Chapter 9 analyzes the multiethnic and international dimensions of the resistance during the Lesser Autocracy. Iranian exile intellectuals in Europe reached a broad audience and called for the reinstitution of the constitutional government in Iran. Transcaucasian social democrats sent to Azerbaijan and Gilan several hundred volunteer fighters who, armed with a more sophisticated military technology, bolstered the nationalist resistance. With the royalist forces locked in the struggle with Tabriz, provinces in the south and the north gradually joined forces to reinstitute the constitutional government, first in their locality and then in Tehran. In July 1909 a revolutionary army from Gilan, together with Bakhtiari tribesman from Isfahan, reconquered Tehran and reestablished the constitutional government.

Chapter 10 examines the composition of the Second Majlis and the role of the influential Democratic Party. Muhammad 'Ali Shah was deposed and sent into exile in Russia. His twelve-year-old son was crowned Ahmad Shah and represented by a regent. The Democratic Party, headed by social democrat Taqizadah, was made up of both liberals and social democrats and soon gained an important minority representation in the Majlis. The party's radical social agenda, and its support for separation of religion and the state, were reflected in party newspaper Iran-i Naw, which broke new ground with its analyses of the Iranian events and the European politics of the period.

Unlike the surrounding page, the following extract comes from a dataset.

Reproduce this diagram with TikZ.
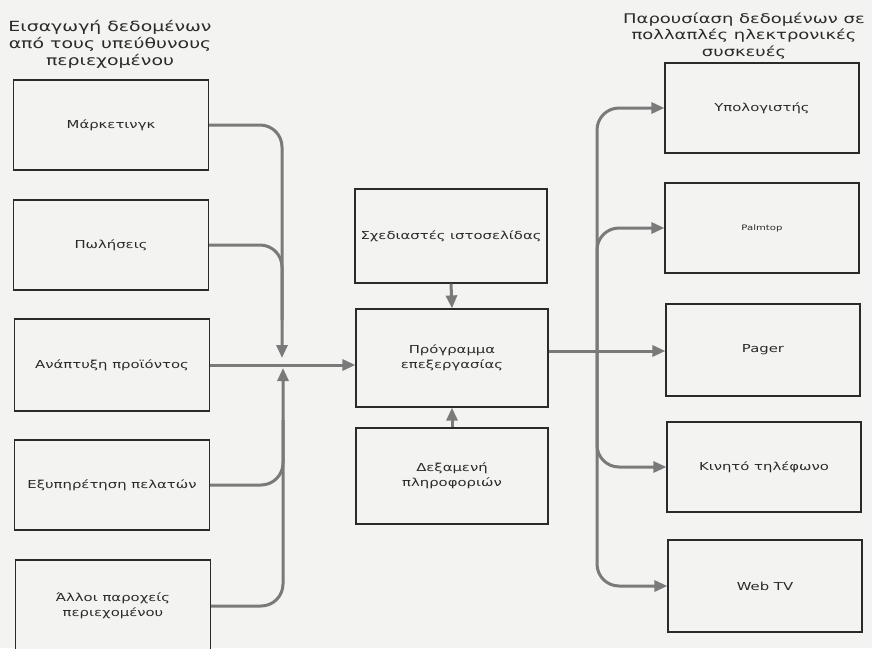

Chapter 11 turns to the summer of 1910 and the Bakhtiari-Democrat government. The Democrats hoped to modernize Iran through a centralized state and a parliamentary government, but their attempts at centralization angered various non-Persian tribes that also resented the greater authority of the Bakhtiaris in Tehran. The Democrats' efforts to bring change via parliamentary reform likewise floundered. The Second Majlis and the government were dominated by landowners, tribal leaders, and members of the nobility who had little interest in continuing the social and political reforms of the revolution. The public's earlier admiration for constitutionalism was now replaced with cynicism and distrust toward a new generation of politicians who seemed to care for no one but themselves. The assassination of the ranking cleric, Sayyid 'Abdullah Bihbahani, the forcible disarmament of the resistance fighters, together with the unpopular taxes of the Democrat-Bakhtiari government, further eroded support for the Democrats by late 1910. A conservative parliamentary majority was now formed in the Majlis. The rupture of the coalition that had reinstituted the constitutional government, and the growing popular antagonism toward the government, gave the green light to Russia and Britain to intensify their political intervention in Iran.

Chapter 12 discusses the role of the American financial adviser Morgan Shuster, who arrived in Tehran in May 1911. Shuster's fiscal reforms, and his active collaboration with the Democrats in thwarting an invasion by the former shah, briefly bolstered the Democrats' position in the Majlis. But these actions were not enough to undo the political and social shortcomings of the Second Constitutional Period. Hostile Russian and British governments, which no longer tolerated Iran's political independence and resented Shuster's appeals to the world community, called for dismissal. Russian troops moved to the city of Qazvin, outside Tehran, and threatened to march to the capital and close the Majlis. Pressured by the British and Russian legations, the regent and the cabinet ministers closed the Majlis on December 24, 1911, and brought the Constitutional Revolution to an end.